===== WORKING DATA =====

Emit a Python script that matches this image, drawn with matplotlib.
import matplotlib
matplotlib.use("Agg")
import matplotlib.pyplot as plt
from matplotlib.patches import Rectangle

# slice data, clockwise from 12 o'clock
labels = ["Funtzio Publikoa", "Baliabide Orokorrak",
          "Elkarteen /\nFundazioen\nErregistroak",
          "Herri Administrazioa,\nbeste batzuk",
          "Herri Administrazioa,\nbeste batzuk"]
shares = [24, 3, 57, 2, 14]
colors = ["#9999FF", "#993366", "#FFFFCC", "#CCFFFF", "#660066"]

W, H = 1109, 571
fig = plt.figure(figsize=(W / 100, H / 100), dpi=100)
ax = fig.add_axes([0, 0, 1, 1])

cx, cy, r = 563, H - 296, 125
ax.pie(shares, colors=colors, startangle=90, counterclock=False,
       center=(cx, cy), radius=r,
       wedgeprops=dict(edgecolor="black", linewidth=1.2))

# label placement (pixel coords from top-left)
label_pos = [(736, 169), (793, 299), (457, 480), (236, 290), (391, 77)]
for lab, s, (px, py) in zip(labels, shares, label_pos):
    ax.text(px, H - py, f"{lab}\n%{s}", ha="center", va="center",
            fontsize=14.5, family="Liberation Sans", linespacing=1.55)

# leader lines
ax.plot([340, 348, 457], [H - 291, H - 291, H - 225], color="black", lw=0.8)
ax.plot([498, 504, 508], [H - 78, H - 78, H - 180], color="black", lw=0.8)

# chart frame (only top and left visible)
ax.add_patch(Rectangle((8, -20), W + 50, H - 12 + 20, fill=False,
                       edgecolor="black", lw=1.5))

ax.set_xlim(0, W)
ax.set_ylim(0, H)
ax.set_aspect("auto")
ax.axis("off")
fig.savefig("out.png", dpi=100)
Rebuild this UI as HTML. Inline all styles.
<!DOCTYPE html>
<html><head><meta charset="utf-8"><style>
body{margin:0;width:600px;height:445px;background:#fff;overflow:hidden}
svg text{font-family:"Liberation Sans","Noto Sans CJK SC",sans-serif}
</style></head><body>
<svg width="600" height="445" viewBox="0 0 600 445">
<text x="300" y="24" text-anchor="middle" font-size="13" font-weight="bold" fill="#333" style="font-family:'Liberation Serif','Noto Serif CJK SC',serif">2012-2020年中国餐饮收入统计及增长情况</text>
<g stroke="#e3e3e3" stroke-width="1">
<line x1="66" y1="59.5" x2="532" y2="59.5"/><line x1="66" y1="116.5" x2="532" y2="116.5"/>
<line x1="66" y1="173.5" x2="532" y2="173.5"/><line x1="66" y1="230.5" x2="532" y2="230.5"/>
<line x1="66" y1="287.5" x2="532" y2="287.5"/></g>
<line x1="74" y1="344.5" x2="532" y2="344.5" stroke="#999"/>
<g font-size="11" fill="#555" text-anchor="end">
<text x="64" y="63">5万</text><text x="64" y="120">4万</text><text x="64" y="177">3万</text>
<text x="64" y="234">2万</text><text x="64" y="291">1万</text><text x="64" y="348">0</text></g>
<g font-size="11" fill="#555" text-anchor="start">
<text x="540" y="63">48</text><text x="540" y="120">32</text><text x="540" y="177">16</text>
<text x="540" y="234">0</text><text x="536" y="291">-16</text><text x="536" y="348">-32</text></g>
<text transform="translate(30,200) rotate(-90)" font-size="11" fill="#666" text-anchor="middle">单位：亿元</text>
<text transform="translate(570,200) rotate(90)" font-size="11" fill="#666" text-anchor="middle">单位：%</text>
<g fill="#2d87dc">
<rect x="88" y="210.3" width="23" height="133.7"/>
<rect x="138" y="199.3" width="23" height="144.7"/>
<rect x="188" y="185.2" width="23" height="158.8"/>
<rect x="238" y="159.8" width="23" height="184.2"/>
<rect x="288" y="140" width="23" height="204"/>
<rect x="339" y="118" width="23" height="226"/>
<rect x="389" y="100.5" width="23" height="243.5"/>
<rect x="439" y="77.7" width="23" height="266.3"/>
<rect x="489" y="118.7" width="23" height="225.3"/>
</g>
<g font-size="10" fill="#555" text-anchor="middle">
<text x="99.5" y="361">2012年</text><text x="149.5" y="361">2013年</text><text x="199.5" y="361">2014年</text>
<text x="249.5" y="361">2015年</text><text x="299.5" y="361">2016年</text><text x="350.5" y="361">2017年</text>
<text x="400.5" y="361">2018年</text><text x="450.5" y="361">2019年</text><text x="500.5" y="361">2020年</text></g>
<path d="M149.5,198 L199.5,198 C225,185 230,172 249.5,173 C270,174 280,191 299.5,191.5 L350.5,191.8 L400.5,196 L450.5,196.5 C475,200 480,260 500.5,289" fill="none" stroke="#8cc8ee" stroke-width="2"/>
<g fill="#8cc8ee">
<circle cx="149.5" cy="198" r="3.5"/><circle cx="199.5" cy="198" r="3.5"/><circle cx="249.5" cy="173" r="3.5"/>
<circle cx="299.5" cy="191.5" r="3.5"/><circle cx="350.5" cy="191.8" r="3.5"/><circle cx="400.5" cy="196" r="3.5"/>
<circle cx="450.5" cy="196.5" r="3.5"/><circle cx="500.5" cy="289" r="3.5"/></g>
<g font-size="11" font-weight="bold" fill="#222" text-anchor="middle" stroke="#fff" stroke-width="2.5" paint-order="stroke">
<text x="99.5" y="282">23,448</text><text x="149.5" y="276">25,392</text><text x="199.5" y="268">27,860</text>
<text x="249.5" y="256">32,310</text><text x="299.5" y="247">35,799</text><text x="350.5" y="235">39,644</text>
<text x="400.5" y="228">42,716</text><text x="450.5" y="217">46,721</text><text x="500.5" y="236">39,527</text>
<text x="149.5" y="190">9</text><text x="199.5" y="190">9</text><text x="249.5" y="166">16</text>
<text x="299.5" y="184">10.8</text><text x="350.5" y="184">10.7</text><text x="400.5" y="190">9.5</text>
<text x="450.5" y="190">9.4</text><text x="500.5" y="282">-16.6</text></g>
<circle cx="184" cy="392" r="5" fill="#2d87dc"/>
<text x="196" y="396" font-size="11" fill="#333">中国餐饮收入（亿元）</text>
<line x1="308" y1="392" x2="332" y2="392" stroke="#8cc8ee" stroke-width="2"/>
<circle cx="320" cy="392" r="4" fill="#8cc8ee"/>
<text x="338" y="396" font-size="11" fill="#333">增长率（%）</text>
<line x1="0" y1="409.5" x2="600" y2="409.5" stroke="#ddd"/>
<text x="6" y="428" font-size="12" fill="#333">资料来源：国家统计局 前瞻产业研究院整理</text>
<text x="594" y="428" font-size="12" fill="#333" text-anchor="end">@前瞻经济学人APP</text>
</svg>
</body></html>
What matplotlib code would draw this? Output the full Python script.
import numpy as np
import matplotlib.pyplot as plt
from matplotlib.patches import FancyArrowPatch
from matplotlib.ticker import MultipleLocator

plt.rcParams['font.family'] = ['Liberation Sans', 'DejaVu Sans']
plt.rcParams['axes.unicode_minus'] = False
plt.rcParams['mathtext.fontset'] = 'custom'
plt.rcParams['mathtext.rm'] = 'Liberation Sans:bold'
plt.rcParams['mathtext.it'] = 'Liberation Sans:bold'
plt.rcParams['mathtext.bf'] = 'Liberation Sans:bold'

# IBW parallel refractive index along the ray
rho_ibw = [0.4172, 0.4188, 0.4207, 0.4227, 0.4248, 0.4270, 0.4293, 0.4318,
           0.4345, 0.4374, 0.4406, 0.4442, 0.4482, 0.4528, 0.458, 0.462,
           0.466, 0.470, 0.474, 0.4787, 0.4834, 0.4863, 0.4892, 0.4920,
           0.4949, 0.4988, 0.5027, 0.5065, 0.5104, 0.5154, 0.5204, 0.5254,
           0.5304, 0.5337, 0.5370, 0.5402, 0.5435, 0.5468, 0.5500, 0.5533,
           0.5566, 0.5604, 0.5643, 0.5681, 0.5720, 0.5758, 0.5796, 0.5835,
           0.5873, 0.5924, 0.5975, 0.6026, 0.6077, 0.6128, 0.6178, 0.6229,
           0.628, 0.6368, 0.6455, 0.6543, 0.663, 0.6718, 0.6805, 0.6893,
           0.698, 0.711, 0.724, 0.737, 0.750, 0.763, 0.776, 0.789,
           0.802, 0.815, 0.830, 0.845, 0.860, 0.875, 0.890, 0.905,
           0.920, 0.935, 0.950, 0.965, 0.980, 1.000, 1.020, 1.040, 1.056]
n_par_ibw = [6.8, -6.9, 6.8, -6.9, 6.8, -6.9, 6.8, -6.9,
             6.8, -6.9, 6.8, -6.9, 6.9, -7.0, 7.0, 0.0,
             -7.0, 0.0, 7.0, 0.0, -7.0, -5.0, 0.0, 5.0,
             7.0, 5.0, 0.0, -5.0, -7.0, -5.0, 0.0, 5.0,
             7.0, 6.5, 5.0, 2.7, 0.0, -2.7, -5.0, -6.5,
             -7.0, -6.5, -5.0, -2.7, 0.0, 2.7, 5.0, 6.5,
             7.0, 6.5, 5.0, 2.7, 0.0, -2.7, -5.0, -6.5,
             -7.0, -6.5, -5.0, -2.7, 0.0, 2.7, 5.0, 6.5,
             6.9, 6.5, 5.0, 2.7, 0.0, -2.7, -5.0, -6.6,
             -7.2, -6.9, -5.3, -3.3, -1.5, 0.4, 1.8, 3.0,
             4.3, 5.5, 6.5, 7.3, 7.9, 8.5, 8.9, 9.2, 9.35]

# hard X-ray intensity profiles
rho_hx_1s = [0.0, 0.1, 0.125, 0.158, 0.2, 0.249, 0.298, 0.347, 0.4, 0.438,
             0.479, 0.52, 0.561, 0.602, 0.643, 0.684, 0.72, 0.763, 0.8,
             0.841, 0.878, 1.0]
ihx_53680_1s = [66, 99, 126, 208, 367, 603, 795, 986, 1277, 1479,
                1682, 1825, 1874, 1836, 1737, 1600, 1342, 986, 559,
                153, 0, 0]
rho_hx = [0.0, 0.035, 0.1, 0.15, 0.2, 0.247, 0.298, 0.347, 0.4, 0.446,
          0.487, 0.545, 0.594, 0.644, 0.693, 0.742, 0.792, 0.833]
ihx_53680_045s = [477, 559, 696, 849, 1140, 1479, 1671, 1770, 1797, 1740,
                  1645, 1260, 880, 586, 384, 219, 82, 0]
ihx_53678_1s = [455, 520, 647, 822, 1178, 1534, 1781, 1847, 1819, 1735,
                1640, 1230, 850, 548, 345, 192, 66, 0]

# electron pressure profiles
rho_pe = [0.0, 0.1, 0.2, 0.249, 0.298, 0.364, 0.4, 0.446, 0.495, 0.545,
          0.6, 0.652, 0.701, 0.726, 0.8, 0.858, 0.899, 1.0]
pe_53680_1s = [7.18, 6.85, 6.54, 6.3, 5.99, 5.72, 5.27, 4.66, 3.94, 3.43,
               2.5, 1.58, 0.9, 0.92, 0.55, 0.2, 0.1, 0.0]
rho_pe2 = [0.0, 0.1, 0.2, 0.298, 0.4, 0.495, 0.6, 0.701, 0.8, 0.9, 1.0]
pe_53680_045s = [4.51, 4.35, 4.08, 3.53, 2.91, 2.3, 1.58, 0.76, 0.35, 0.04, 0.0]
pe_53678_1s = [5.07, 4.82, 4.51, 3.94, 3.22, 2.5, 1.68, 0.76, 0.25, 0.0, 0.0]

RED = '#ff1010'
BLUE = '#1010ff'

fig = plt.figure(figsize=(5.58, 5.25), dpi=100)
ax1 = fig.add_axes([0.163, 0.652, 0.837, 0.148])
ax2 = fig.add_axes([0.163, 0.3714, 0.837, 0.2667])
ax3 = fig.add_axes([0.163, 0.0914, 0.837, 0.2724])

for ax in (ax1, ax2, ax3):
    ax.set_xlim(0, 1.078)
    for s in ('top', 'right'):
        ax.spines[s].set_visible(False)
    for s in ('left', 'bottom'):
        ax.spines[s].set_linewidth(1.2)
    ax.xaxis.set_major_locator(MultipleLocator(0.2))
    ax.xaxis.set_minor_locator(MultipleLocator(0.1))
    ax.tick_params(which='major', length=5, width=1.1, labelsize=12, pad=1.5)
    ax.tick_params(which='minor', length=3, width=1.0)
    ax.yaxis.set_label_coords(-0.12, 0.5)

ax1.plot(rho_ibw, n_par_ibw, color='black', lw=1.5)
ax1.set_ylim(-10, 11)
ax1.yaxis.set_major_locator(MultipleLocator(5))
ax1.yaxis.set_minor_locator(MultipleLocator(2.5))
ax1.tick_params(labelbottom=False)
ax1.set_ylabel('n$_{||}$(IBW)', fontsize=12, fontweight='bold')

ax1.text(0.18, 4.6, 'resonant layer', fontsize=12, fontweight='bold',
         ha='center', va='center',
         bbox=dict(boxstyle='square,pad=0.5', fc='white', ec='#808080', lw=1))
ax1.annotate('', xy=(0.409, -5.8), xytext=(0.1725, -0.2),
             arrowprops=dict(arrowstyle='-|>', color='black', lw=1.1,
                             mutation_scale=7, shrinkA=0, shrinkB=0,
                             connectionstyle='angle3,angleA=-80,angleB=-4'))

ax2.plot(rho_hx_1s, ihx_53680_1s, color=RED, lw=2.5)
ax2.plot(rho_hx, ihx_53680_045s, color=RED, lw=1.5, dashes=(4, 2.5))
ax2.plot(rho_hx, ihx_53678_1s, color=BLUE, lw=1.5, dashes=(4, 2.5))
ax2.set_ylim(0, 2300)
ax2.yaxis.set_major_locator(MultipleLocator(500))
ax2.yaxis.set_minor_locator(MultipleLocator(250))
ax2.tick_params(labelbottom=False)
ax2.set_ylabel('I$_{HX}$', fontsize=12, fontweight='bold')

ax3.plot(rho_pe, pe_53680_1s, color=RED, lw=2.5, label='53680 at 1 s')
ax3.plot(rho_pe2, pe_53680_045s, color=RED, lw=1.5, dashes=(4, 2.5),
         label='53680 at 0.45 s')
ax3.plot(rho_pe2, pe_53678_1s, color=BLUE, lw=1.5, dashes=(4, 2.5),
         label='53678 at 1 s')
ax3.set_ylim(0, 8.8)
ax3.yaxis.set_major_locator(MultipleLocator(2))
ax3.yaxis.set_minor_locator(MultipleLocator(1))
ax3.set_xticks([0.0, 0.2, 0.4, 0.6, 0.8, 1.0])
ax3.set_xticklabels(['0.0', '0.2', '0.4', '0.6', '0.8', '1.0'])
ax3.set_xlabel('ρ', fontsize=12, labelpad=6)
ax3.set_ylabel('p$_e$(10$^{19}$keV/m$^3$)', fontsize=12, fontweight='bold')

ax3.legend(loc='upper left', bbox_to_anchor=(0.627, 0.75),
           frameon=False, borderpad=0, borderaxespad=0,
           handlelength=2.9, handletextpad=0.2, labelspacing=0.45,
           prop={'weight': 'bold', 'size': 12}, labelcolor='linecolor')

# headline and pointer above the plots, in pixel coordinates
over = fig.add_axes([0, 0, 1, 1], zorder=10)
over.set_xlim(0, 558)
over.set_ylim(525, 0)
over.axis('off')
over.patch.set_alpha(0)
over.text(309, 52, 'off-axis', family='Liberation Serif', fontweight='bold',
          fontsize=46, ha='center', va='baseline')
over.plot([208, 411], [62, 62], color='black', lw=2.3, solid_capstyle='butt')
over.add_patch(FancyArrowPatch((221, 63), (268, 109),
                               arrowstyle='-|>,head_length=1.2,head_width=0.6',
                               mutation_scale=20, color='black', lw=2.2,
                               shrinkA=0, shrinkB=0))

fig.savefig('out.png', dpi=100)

=====

[AIM] Search the data for "Python". Copy every line that has it.

[ANSWER]
Emit a Python script that matches this image, drawn with matplotlib.
What matplotlib code would draw this? Output the full Python script.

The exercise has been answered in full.